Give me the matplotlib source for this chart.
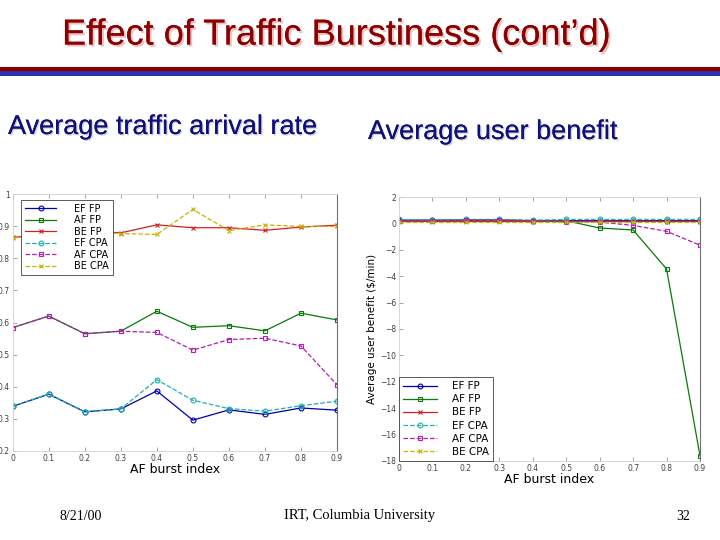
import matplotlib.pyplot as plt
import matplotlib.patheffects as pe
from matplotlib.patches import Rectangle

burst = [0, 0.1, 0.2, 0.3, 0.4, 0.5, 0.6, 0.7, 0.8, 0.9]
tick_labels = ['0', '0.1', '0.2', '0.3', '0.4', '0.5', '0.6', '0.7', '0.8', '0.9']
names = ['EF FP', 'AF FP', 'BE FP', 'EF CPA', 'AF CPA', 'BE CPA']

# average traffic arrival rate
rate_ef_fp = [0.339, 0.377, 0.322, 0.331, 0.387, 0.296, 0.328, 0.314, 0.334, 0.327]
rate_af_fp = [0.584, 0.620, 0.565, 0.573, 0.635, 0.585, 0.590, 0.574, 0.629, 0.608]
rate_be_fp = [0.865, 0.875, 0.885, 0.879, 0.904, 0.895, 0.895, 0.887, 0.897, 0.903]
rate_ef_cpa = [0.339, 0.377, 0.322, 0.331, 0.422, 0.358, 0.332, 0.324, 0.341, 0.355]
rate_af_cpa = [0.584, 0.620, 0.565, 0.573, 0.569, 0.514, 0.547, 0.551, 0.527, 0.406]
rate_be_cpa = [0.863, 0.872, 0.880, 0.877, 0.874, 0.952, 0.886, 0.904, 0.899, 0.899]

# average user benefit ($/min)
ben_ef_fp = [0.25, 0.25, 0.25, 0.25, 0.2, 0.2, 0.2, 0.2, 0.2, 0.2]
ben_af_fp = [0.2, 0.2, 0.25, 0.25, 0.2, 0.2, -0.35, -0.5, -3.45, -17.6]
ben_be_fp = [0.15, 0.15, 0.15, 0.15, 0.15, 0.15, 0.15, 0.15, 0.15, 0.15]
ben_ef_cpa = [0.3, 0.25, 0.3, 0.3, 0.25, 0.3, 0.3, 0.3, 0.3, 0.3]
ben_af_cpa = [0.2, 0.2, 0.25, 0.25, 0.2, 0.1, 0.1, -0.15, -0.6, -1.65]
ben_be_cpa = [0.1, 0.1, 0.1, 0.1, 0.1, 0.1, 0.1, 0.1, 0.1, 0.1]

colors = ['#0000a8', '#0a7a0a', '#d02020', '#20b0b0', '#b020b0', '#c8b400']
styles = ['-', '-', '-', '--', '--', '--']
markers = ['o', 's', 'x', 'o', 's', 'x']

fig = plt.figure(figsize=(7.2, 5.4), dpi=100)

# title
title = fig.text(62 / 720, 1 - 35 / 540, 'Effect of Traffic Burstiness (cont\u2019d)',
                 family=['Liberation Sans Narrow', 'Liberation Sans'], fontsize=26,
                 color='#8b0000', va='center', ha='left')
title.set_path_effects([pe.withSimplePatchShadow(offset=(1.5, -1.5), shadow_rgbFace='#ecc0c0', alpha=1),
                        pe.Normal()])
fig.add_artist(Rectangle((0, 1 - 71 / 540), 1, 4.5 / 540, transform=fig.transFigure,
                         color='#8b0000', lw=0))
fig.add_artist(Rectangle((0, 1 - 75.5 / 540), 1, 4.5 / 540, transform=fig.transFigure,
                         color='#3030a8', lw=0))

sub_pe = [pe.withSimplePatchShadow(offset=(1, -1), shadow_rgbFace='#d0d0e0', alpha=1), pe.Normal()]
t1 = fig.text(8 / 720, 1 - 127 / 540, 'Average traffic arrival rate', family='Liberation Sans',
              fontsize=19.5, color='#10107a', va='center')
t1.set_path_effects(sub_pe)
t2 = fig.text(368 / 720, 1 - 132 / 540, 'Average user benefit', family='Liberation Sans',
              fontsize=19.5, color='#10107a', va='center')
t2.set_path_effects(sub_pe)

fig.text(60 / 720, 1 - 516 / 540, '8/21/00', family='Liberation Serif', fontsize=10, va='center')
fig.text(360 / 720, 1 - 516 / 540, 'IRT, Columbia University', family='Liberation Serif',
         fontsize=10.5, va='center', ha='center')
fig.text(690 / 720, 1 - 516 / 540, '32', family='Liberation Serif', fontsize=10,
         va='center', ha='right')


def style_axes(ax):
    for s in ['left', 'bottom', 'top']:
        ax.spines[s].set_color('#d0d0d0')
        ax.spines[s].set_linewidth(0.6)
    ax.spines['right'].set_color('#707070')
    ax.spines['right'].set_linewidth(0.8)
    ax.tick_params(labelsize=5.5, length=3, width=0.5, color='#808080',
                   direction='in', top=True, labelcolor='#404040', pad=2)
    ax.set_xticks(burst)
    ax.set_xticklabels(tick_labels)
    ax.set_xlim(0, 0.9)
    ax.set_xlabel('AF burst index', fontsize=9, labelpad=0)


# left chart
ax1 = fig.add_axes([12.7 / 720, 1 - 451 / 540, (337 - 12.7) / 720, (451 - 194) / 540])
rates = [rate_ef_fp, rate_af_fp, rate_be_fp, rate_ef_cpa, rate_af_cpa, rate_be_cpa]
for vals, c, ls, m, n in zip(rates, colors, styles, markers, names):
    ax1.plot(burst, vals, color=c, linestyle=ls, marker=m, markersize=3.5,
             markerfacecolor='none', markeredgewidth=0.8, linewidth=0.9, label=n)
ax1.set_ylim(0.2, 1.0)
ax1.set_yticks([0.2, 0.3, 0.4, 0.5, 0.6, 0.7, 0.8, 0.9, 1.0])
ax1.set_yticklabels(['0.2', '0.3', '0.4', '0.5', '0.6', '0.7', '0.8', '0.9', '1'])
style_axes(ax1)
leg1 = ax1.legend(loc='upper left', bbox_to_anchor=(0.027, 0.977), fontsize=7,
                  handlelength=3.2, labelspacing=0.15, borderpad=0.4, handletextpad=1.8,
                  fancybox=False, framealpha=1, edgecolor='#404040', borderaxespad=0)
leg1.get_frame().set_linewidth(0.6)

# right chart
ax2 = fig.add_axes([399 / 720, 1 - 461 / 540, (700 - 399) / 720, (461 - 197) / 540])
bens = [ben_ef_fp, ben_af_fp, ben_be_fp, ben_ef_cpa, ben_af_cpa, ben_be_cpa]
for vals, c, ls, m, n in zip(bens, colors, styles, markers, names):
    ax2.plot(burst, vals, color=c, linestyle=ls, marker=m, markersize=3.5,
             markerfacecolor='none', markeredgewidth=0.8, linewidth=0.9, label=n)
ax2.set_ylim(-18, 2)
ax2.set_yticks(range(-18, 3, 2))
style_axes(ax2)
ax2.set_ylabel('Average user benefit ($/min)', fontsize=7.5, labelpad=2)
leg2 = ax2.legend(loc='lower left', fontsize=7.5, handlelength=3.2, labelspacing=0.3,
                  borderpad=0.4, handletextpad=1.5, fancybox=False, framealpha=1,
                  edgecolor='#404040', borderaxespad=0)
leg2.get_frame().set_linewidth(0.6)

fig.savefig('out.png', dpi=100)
################
=== Do this ===
Transcribe all of the material exactly, leaving out whatever pictures it contains.

=== Task answer ===
Give me the matplotlib source for this chart.
import matplotlib.pyplot as plt
import matplotlib.patheffects as pe
from matplotlib.patches import Rectangle

burst = [0, 0.1, 0.2, 0.3, 0.4, 0.5, 0.6, 0.7, 0.8, 0.9]
tick_labels = ['0', '0.1', '0.2', '0.3', '0.4', '0.5', '0.6', '0.7', '0.8', '0.9']
names = ['EF FP', 'AF FP', 'BE FP', 'EF CPA', 'AF CPA', 'BE CPA']

# average traffic arrival rate
rate_ef_fp = [0.339, 0.377, 0.322, 0.331, 0.387, 0.296, 0.328, 0.314, 0.334, 0.327]
rate_af_fp = [0.584, 0.620, 0.565, 0.573, 0.635, 0.585, 0.590, 0.574, 0.629, 0.608]
rate_be_fp = [0.865, 0.875, 0.885, 0.879, 0.904, 0.895, 0.895, 0.887, 0.897, 0.903]
rate_ef_cpa = [0.339, 0.377, 0.322, 0.331, 0.422, 0.358, 0.332, 0.324, 0.341, 0.355]
rate_af_cpa = [0.584, 0.620, 0.565, 0.573, 0.569, 0.514, 0.547, 0.551, 0.527, 0.406]
rate_be_cpa = [0.863, 0.872, 0.880, 0.877, 0.874, 0.952, 0.886, 0.904, 0.899, 0.899]

# average user benefit ($/min)
ben_ef_fp = [0.25, 0.25, 0.25, 0.25, 0.2, 0.2, 0.2, 0.2, 0.2, 0.2]
ben_af_fp = [0.2, 0.2, 0.25, 0.25, 0.2, 0.2, -0.35, -0.5, -3.45, -17.6]
ben_be_fp = [0.15, 0.15, 0.15, 0.15, 0.15, 0.15, 0.15, 0.15, 0.15, 0.15]
ben_ef_cpa = [0.3, 0.25, 0.3, 0.3, 0.25, 0.3, 0.3, 0.3, 0.3, 0.3]
ben_af_cpa = [0.2, 0.2, 0.25, 0.25, 0.2, 0.1, 0.1, -0.15, -0.6, -1.65]
ben_be_cpa = [0.1, 0.1, 0.1, 0.1, 0.1, 0.1, 0.1, 0.1, 0.1, 0.1]

colors = ['#0000a8', '#0a7a0a', '#d02020', '#20b0b0', '#b020b0', '#c8b400']
styles = ['-', '-', '-', '--', '--', '--']
markers = ['o', 's', 'x', 'o', 's', 'x']

fig = plt.figure(figsize=(7.2, 5.4), dpi=100)

# title
title = fig.text(62 / 720, 1 - 35 / 540, 'Effect of Traffic Burstiness (cont\u2019d)',
                 family=['Liberation Sans Narrow', 'Liberation Sans'], fontsize=26,
                 color='#8b0000', va='center', ha='left')
title.set_path_effects([pe.withSimplePatchShadow(offset=(1.5, -1.5), shadow_rgbFace='#ecc0c0', alpha=1),
                        pe.Normal()])
fig.add_artist(Rectangle((0, 1 - 71 / 540), 1, 4.5 / 540, transform=fig.transFigure,
                         color='#8b0000', lw=0))
fig.add_artist(Rectangle((0, 1 - 75.5 / 540), 1, 4.5 / 540, transform=fig.transFigure,
                         color='#3030a8', lw=0))

sub_pe = [pe.withSimplePatchShadow(offset=(1, -1), shadow_rgbFace='#d0d0e0', alpha=1), pe.Normal()]
t1 = fig.text(8 / 720, 1 - 127 / 540, 'Average traffic arrival rate', family='Liberation Sans',
              fontsize=19.5, color='#10107a', va='center')
t1.set_path_effects(sub_pe)
t2 = fig.text(368 / 720, 1 - 132 / 540, 'Average user benefit', family='Liberation Sans',
              fontsize=19.5, color='#10107a', va='center')
t2.set_path_effects(sub_pe)

fig.text(60 / 720, 1 - 516 / 540, '8/21/00', family='Liberation Serif', fontsize=10, va='center')
fig.text(360 / 720, 1 - 516 / 540, 'IRT, Columbia University', family='Liberation Serif',
         fontsize=10.5, va='center', ha='center')
fig.text(690 / 720, 1 - 516 / 540, '32', family='Liberation Serif', fontsize=10,
         va='center', ha='right')


def style_axes(ax):
    for s in ['left', 'bottom', 'top']:
        ax.spines[s].set_color('#d0d0d0')
        ax.spines[s].set_linewidth(0.6)
    ax.spines['right'].set_color('#707070')
    ax.spines['right'].set_linewidth(0.8)
    ax.tick_params(labelsize=5.5, length=3, width=0.5, color='#808080',
                   direction='in', top=True, labelcolor='#404040', pad=2)
    ax.set_xticks(burst)
    ax.set_xticklabels(tick_labels)
    ax.set_xlim(0, 0.9)
    ax.set_xlabel('AF burst index', fontsize=9, labelpad=0)


# left chart
ax1 = fig.add_axes([12.7 / 720, 1 - 451 / 540, (337 - 12.7) / 720, (451 - 194) / 540])
rates = [rate_ef_fp, rate_af_fp, rate_be_fp, rate_ef_cpa, rate_af_cpa, rate_be_cpa]
for vals, c, ls, m, n in zip(rates, colors, styles, markers, names):
    ax1.plot(burst, vals, color=c, linestyle=ls, marker=m, markersize=3.5,
             markerfacecolor='none', markeredgewidth=0.8, linewidth=0.9, label=n)
ax1.set_ylim(0.2, 1.0)
ax1.set_yticks([0.2, 0.3, 0.4, 0.5, 0.6, 0.7, 0.8, 0.9, 1.0])
ax1.set_yticklabels(['0.2', '0.3', '0.4', '0.5', '0.6', '0.7', '0.8', '0.9', '1'])
style_axes(ax1)
leg1 = ax1.legend(loc='upper left', bbox_to_anchor=(0.027, 0.977), fontsize=7,
                  handlelength=3.2, labelspacing=0.15, borderpad=0.4, handletextpad=1.8,
                  fancybox=False, framealpha=1, edgecolor='#404040', borderaxespad=0)
leg1.get_frame().set_linewidth(0.6)

# right chart
ax2 = fig.add_axes([399 / 720, 1 - 461 / 540, (700 - 399) / 720, (461 - 197) / 540])
bens = [ben_ef_fp, ben_af_fp, ben_be_fp, ben_ef_cpa, ben_af_cpa, ben_be_cpa]
for vals, c, ls, m, n in zip(bens, colors, styles, markers, names):
    ax2.plot(burst, vals, color=c, linestyle=ls, marker=m, markersize=3.5,
             markerfacecolor='none', markeredgewidth=0.8, linewidth=0.9, label=n)
ax2.set_ylim(-18, 2)
ax2.set_yticks(range(-18, 3, 2))
style_axes(ax2)
ax2.set_ylabel('Average user benefit ($/min)', fontsize=7.5, labelpad=2)
leg2 = ax2.legend(loc='lower left', fontsize=7.5, handlelength=3.2, labelspacing=0.3,
                  borderpad=0.4, handletextpad=1.5, fancybox=False, framealpha=1,
                  edgecolor='#404040', borderaxespad=0)
leg2.get_frame().set_linewidth(0.6)

fig.savefig('out.png', dpi=100)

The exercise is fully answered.